EXERCISE INSTRUCTIONS>
Write out the listing, please, but only from its first line through the line containing "(133,133) -- (133,277);", exactly as given and without pictures.

GIVEN MATERIAL>

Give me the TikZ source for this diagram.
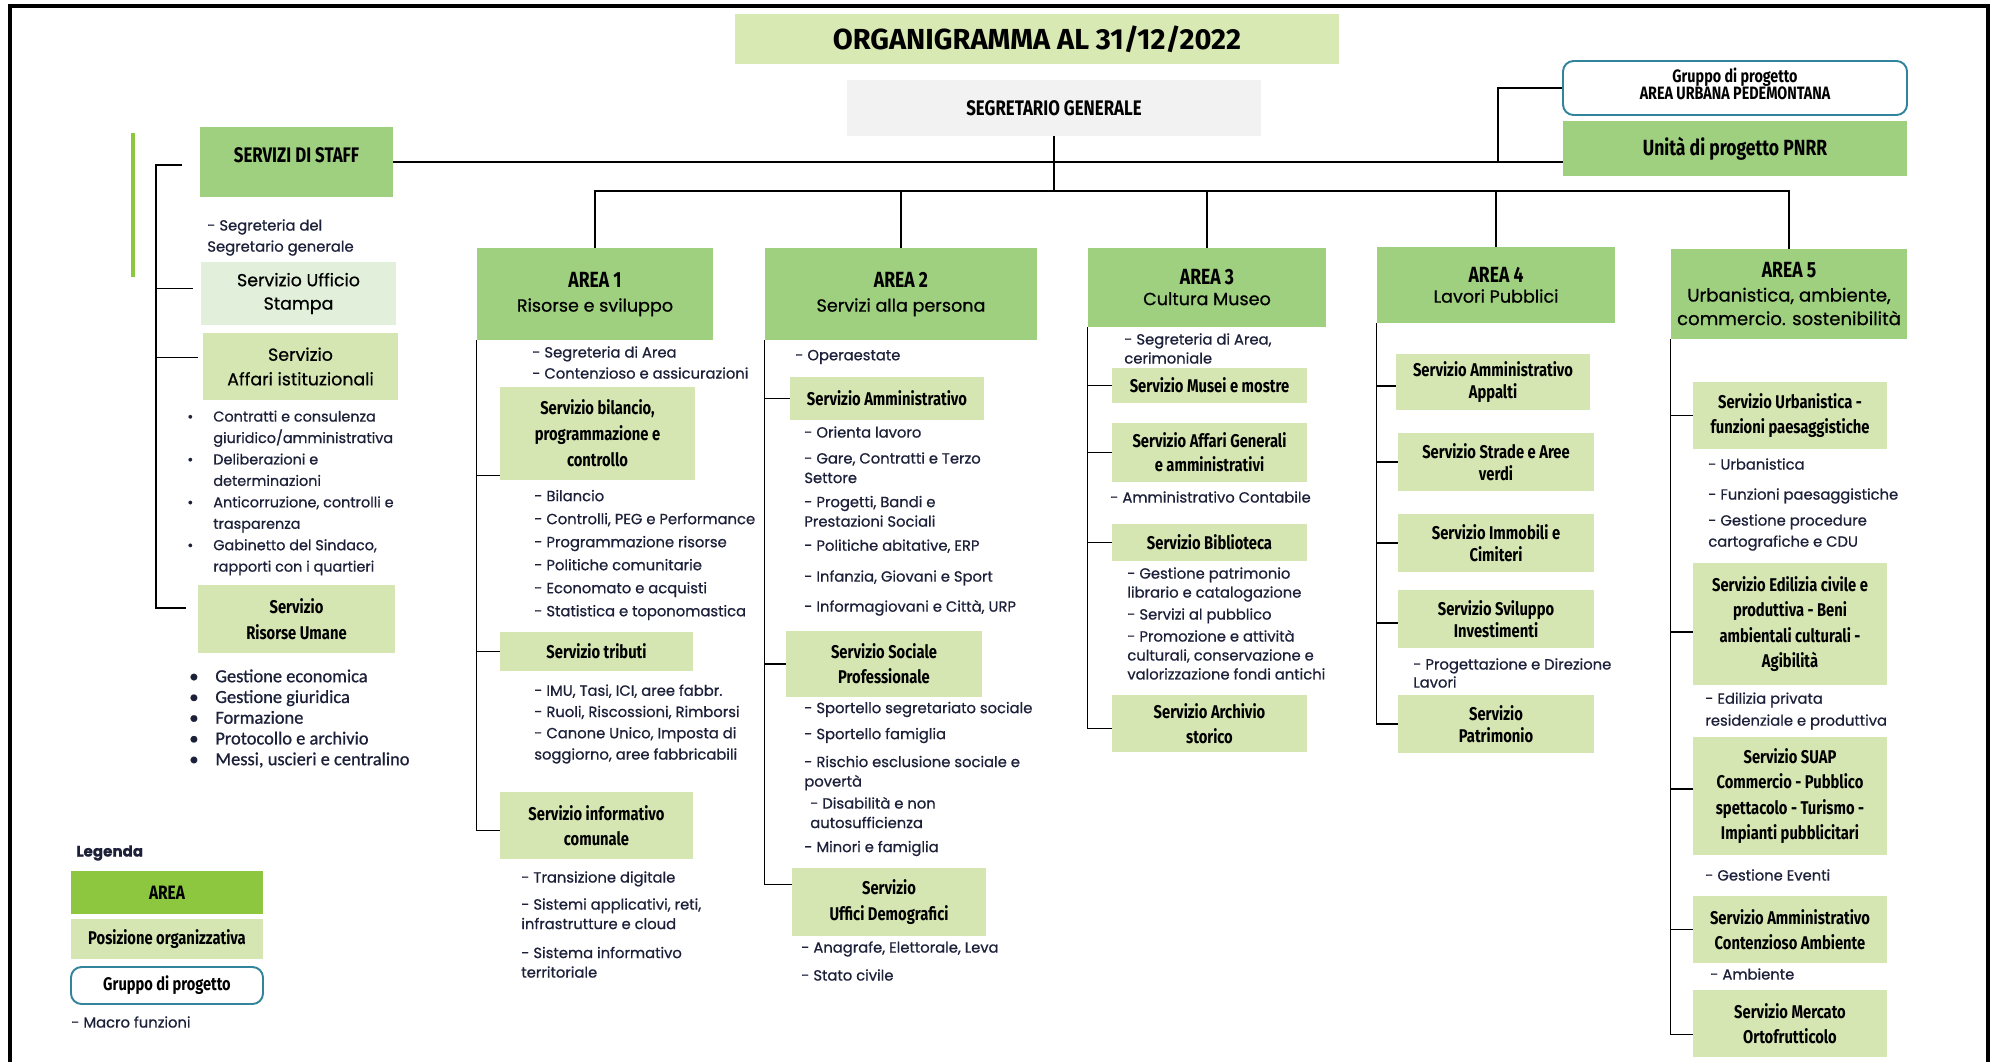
\documentclass[tikz,border=0pt]{standalone}
\usepackage{fontspec}
\setmainfont{Poppins}[FakeBold=0.7]
\newfontfamily\cond[FakeStretch=0.8]{Fira Sans}
\newfontfamily\titlef{Fira Sans}
\newfontfamily\calib[FakeBold=0.8]{Carlito}
\usetikzlibrary{calc}
\definecolor{areag}{HTML}{9FD07F}
\definecolor{pog}{HTML}{D6E6B3}
\definecolor{stampag}{HTML}{E2EFDA}
\definecolor{titleg}{HTML}{D8E9B3}
\definecolor{sgg}{HTML}{F2F2F2}
\definecolor{limeg}{HTML}{8DC63F}
\definecolor{tealb}{HTML}{31849B}
\definecolor{itemc}{HTML}{1C2039}
\newcommand\bx[7]{\node[#1, minimum width={(#5-#3)*0.02cm}, minimum height={(#6-#4)*0.02cm}] (#2) at ({(#3+#5)/2},{(#4+#6)/2}) {#7};}
\newcommand\areat[1]{{\cond\bfseries\fontsize{12.5}{14}\selectfont AREA #1}}
\newcommand\bul{\makebox[14.8pt][l]{\textbullet}}
\newcommand\nbul{\hspace*{14.8pt}}
\newcommand\up[2]{\raisebox{0pt}[\height][\dimexpr\depth+#1\relax]{#2}}
\begin{document}
\begin{tikzpicture}[x=0.02cm,y=-0.02cm,
 box/.style={inner sep=0pt, align=center, text=black},
 areabox/.style={box, fill=areag, font=\fontsize{10}{14}\selectfont},
 pobox/.style={box, fill=pog, font=\cond\bfseries\fontsize{10.5}{14.5}\selectfont},
 grp/.style={box, draw=tealb, line width=1.1pt, rounded corners=6pt, fill=white},
 itm/.style={anchor=west, inner sep=0pt, align=left, text=itemc, font=\fontsize{8.4}{11.1}\selectfont},
 conn/.style={line width=0.9pt},
 busl/.style={line width=1.6pt},
]
\fill[white] (0,0) rectangle (1997,1062);
\useasboundingbox (0,0) rectangle (1997,1062);
\draw[line width=2pt] (10,1062) -- (10,6) -- (1988,6) -- (1988,1062);
\draw[limeg, line width=2.4pt] (133,133) -- (133,277);

% top
\bx{box, fill=titleg, font=\titlef\bfseries\fontsize{16.5}{18}\selectfont}{title}{735}{14}{1339}{64}{ORGANIGRAMMA AL 31/12/2022}
\bx{box, fill=sgg, font=\cond\bfseries\fontsize{12}{13}\selectfont}{sg}{847}{80}{1261}{136}{SEGRETARIO GENERALE}
\bx{grp, font=\cond\bfseries\fontsize{10.2}{9.6}\selectfont}{gruppo}{1563}{61}{1907}{115}{Gruppo di progetto\\\up{5pt}{AREA URBANA PEDEMONTANA}}
\bx{box, fill=areag, font=\cond\bfseries\fontsize{12.5}{13}\selectfont}{pnrr}{1563}{121}{1907}{176}{Unità di progetto PNRR}

% staff
\bx{box, fill=areag, font=\cond\bfseries\fontsize{12}{12}\selectfont}{staff}{200}{127}{393}{197}{\up{8pt}{SERVIZI DI STAFF}}
\node[itm, font=\fontsize{8.4}{12}\selectfont] (segtxt) at (207,237.5) {- Segreteria del\\Segretario generale};
\bx{box, fill=stampag, font=\fontsize{9.9}{13.3}\selectfont}{stampa}{201}{262}{396}{325}{Servizio Ufficio\\Stampa}
\bx{box, fill=pog, font=\fontsize{9.9}{14}\selectfont}{affari}{203}{333}{398}{400}{Servizio\\Affari istituzionali}
\node[itm, font=\fontsize{8.2}{12.2}\selectfont] (affitems) at (187,493) {\bul Contratti e consulenza\\\nbul giuridico/amministrativa\\\bul Deliberazioni e\\\nbul determinazioni\\\bul Anticorruzione, controlli e\\\nbul trasparenza\\\bul Gabinetto del Sindaco,\\\nbul rapporti con i quartieri};
\bx{pobox}{ru}{198}{585}{395}{653}{Servizio\\Risorse Umane}
\node[itm, font=\calib\fontsize{10.5}{11.8}\selectfont] (ruitems) at (189,718.5) {\bul Gestione economica\\\bul Gestione giuridica\\\bul Formazione\\\bul Protocollo e archivio\\\bul Messi, uscieri e centralino};

% legend
\node[anchor=west, inner sep=0pt, font=\bfseries\fontsize{8.6}{10}\selectfont, text=itemc] (legt) at (76,853) {Legenda};
\bx{box, fill=limeg, font=\cond\bfseries\fontsize{11}{12}\selectfont}{legA}{71}{871}{263}{914}{AREA}
\bx{pobox, font=\cond\bfseries\fontsize{10.5}{12}\selectfont}{legPO}{71}{919}{263}{959}{Posizione organizzativa}
\bx{grp, font=\cond\bfseries\fontsize{10.4}{12}\selectfont}{legG}{71}{967}{263}{1004}{Gruppo di progetto}
\node[itm] (legM) at (71,1022) {- Macro funzioni};

% areas
\bx{areabox}{a1}{477}{248}{713}{340}{\areat{1}\\Risorse e sviluppo}
\bx{areabox}{a2}{765}{248}{1037}{340}{\areat{2}\\Servizi alla persona}
\bx{areabox, font=\fontsize{10}{11.5}\selectfont}{a3}{1088}{248}{1326}{327}{\areat{3}\\Cultura Museo}
\bx{areabox, font=\fontsize{10}{11.5}\selectfont}{a4}{1377}{247}{1615}{323}{\areat{4}\\Lavori Pubblici}
\bx{areabox, font=\fontsize{10.3}{13.4}\selectfont}{a5}{1671}{249}{1907}{339}{\areat{5}\\Urbanistica, ambiente,\\commercio. sostenibilità}

% area 1
\node[itm, font=\fontsize{8.4}{12}\selectfont] (a1t1) at (532,362.5) {- Segreteria di Area\\- Contenzioso e assicurazioni};
\bx{pobox, font=\cond\bfseries\fontsize{10.5}{14.8}\selectfont}{bil}{500}{387}{695}{480}{Servizio bilancio,\\programmazione e\\controllo}
\node[itm, font=\fontsize{8.4}{13.1}\selectfont] (a1t2) at (534,555) {- Bilancio\\- Controlli, PEG e Performance\\- Programmazione risorse\\- Politiche comunitarie\\- Economato e acquisti\\- Statistica e toponomastica};
\bx{pobox}{trib}{500}{632}{693}{671}{Servizio tributi}
\node[itm, font=\fontsize{8.4}{12.1}\selectfont] (a1t3) at (534,724) {- IMU, Tasi, ICI, aree fabbr.\\- Ruoli, Riscossioni, Rimborsi\\- Canone Unico, Imposta di\\soggiorno, aree fabbricabili};
\bx{pobox}{inf}{500}{792}{693}{859}{Servizio informativo\\comunale}
\node[itm] (a1t4) at (521,924.5) {- Transizione digitale\\[4.3pt]- Sistemi applicativi, reti,\\infrastrutture e cloud\\[5.4pt]- Sistema informativo\\territoriale};

% area 2
\node[itm] (a2t0) at (795,357) {- Operaestate};
\bx{pobox}{amm}{790}{377}{984}{420}{Servizio Amministrativo}
\node[itm] (a2t1) at (804,521) {- Orienta lavoro\\[3.7pt]- Gare, Contratti e Terzo\\Settore\\[2.6pt]- Progetti, Bandi e\\Prestazioni Sociali\\[2.6pt]- Politiche abitative, ERP\\[6.5pt]- Infanzia, Giovani e Sport\\[6pt]- Informagiovani e Città, URP};
\bx{pobox, font=\cond\bfseries\fontsize{10.5}{14.2}\selectfont}{soc}{786}{631}{982}{697}{Servizio Sociale\\Professionale}
\node[itm] (a2t2) at (804,779) {- Sportello segretariato sociale\\[3.7pt]- Sportello famiglia\\[4.8pt]- Rischio esclusione sociale e\\povertà\\[1.4pt]\hspace*{3.4pt}- Disabilità e non\\\hspace*{3.4pt}autosufficienza\\[2.6pt]- Minori e famiglia};
\bx{pobox}{dem}{792}{868}{986}{936}{Servizio\\Uffici Demografici}
\node[itm, font=\fontsize{8.4}{15.9}\selectfont] (a2t3) at (801,961) {- Anagrafe, Elettorale, Leva\\- Stato civile};

% area 3
\node[itm, font=\fontsize{8.4}{10.8}\selectfont] (a3t1) at (1124,348.5) {- Segreteria di Area,\\cerimoniale};
\bx{pobox}{mus}{1112}{368}{1307}{403}{Servizio Musei e mostre}
\bx{pobox, font=\cond\bfseries\fontsize{10.5}{13.7}\selectfont}{ag}{1112}{423}{1307}{482}{Servizio Affari Generali\\e amministrativi}
\node[itm] (a3t2) at (1110,497) {- Amministrativo Contabile};
\bx{pobox}{bib}{1112}{524}{1307}{561}{Servizio Biblioteca}
\node[itm, font=\fontsize{8.4}{10.8}\selectfont] (a3t3) at (1127,623.5) {- Gestione patrimonio\\librario e catalogazione\\[1.7pt]- Servizi al pubblico\\[1.7pt]- Promozione e attività\\culturali, conservazione e\\valorizzazione fondi antichi};
\bx{pobox}{arc}{1112}{695}{1307}{752}{Servizio Archivio\\storico}

% area 4
\bx{pobox, font=\cond\bfseries\fontsize{10.5}{12.5}\selectfont}{app}{1396}{354}{1590}{410}{Servizio Amministrativo\\Appalti}
\bx{pobox, font=\cond\bfseries\fontsize{10.5}{12.5}\selectfont}{str}{1398}{433}{1594}{491}{Servizio Strade e Aree\\verdi}
\bx{pobox, font=\cond\bfseries\fontsize{10.5}{12.5}\selectfont}{imm}{1398}{514}{1594}{572}{Servizio Immobili e\\Cimiteri}
\bx{pobox, font=\cond\bfseries\fontsize{10.5}{12.5}\selectfont}{svi}{1398}{590}{1594}{648}{Servizio Sviluppo\\Investimenti}
\node[itm, font=\fontsize{8.4}{10.3}\selectfont] (a4t1) at (1413,673) {- Progettazione e Direzione\\Lavori};
\bx{pobox, font=\cond\bfseries\fontsize{10.5}{12.5}\selectfont}{pat}{1398}{695}{1594}{753}{Servizio\\Patrimonio}

% area 5
\bx{pobox}{urb}{1693}{382}{1887}{449}{Servizio Urbanistica -\\funzioni paesaggistiche}
\node[itm, font=\fontsize{8.4}{12}\selectfont] (a5t1) at (1708,504.5) {- Urbanistica\\[5.1pt]- Funzioni paesaggistiche\\[2.8pt]- Gestione procedure\\cartografiche e CDU};
\bx{pobox}{edi}{1693}{563}{1887}{685}{Servizio Edilizia civile e\\produttiva - Beni\\ambientali culturali -\\Agibilità}
\node[itm, font=\fontsize{8.4}{12.5}\selectfont] (a5t2) at (1705,711) {- Edilizia privata\\residenziale e produttiva};
\bx{pobox}{suap}{1693}{737}{1887}{855}{Servizio SUAP\\Commercio - Pubblico\\spettacolo - Turismo -\\Impianti pubblicitari}
\node[itm] (a5t3) at (1705,875) {- Gestione Eventi};
\bx{pobox}{aca}{1693}{896}{1887}{963}{Servizio Amministrativo\\Contenzioso Ambiente}
\node[itm] (a5t4) at (1710,974) {- Ambiente};
\bx{pobox}{mer}{1693}{990}{1887}{1057}{Servizio Mercato\\Ortofrutticolo}

% connectors
\coordinate (bus) at (1054,191);
\coordinate (gj) at (1498,162);
\coordinate (stsp) at (156,165);
\draw[conn] (sg.south) -- (bus);
\draw[busl] (a1.north) |- (bus) -| (a5.north);
\foreach \n in {a2,a3,a4} \draw[conn] (\n.north) -- (\n.north |- bus);
\draw[busl] (staff.east) -- (staff.east -| pnrr.west);
\draw[conn] (gj) |- (gruppo.west);

\draw[conn] ($(staff.west)+(-18,3)$) -- (stsp) |- ($(ru.west)+(-12,-11)$);
\draw[conn] (stsp) |- ($(stampa.west)+(-8,-5)$);
\draw[conn] (stsp) |- ($(affari.west)+(-5,-9)$);

\draw[conn] (a1.south west) |- ($(bil.south west)+(0,-5)$);
\draw[conn] (a1.south west) |- (trib.west);
\draw[conn] (a1.south west) |- ($(inf.west)+(0,5)$);

\draw[conn] (a2.south west) |- (amm.west);
\draw[conn] (a2.south west) |- (soc.west);
\draw[conn] (a2.south west) |- ($(dem.north west)+(0,17)$);

\draw[conn] (a3.south west) |- (mus.west);
\draw[conn] (a3.south west) |- (ag.west);
\draw[conn] (a3.south west) |- (bib.west);
\draw[conn] (a3.south west) |- ($(arc.west)+(0,5)$);

\draw[conn] (a4.south west) |- ($(app.west)+(0,4)$);
\draw[conn] (a4.south west) |- (str.west);
\draw[conn] (a4.south west) |- (imm.west);
\draw[conn] (a4.south west) |- ($(svi.west)+(0,4)$);
\draw[conn] (a4.south west) |- (pat.west);

\draw[conn] (a5.south west) |- (urb.west);
\draw[conn] (a5.south west) |- ($(edi.west)+(0,8)$);
\draw[conn] (a5.south west) |- ($(suap.west)+(0,-7)$);
\draw[conn] (a5.south west) |- (aca.west);
\draw[conn] (a5.south west) |- ($(mer.west)+(0,11)$);
\end{tikzpicture}
\end{document}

RESULT OF THIS TASK>
Give me the TikZ source for this diagram.
\documentclass[tikz,border=0pt]{standalone}
\usepackage{fontspec}
\setmainfont{Poppins}[FakeBold=0.7]
\newfontfamily\cond[FakeStretch=0.8]{Fira Sans}
\newfontfamily\titlef{Fira Sans}
\newfontfamily\calib[FakeBold=0.8]{Carlito}
\usetikzlibrary{calc}
\definecolor{areag}{HTML}{9FD07F}
\definecolor{pog}{HTML}{D6E6B3}
\definecolor{stampag}{HTML}{E2EFDA}
\definecolor{titleg}{HTML}{D8E9B3}
\definecolor{sgg}{HTML}{F2F2F2}
\definecolor{limeg}{HTML}{8DC63F}
\definecolor{tealb}{HTML}{31849B}
\definecolor{itemc}{HTML}{1C2039}
\newcommand\bx[7]{\node[#1, minimum width={(#5-#3)*0.02cm}, minimum height={(#6-#4)*0.02cm}] (#2) at ({(#3+#5)/2},{(#4+#6)/2}) {#7};}
\newcommand\areat[1]{{\cond\bfseries\fontsize{12.5}{14}\selectfont AREA #1}}
\newcommand\bul{\makebox[14.8pt][l]{\textbullet}}
\newcommand\nbul{\hspace*{14.8pt}}
\newcommand\up[2]{\raisebox{0pt}[\height][\dimexpr\depth+#1\relax]{#2}}
\begin{document}
\begin{tikzpicture}[x=0.02cm,y=-0.02cm,
 box/.style={inner sep=0pt, align=center, text=black},
 areabox/.style={box, fill=areag, font=\fontsize{10}{14}\selectfont},
 pobox/.style={box, fill=pog, font=\cond\bfseries\fontsize{10.5}{14.5}\selectfont},
 grp/.style={box, draw=tealb, line width=1.1pt, rounded corners=6pt, fill=white},
 itm/.style={anchor=west, inner sep=0pt, align=left, text=itemc, font=\fontsize{8.4}{11.1}\selectfont},
 conn/.style={line width=0.9pt},
 busl/.style={line width=1.6pt},
]
\fill[white] (0,0) rectangle (1997,1062);
\useasboundingbox (0,0) rectangle (1997,1062);
\draw[line width=2pt] (10,1062) -- (10,6) -- (1988,6) -- (1988,1062);
\draw[limeg, line width=2.4pt] (133,133) -- (133,277);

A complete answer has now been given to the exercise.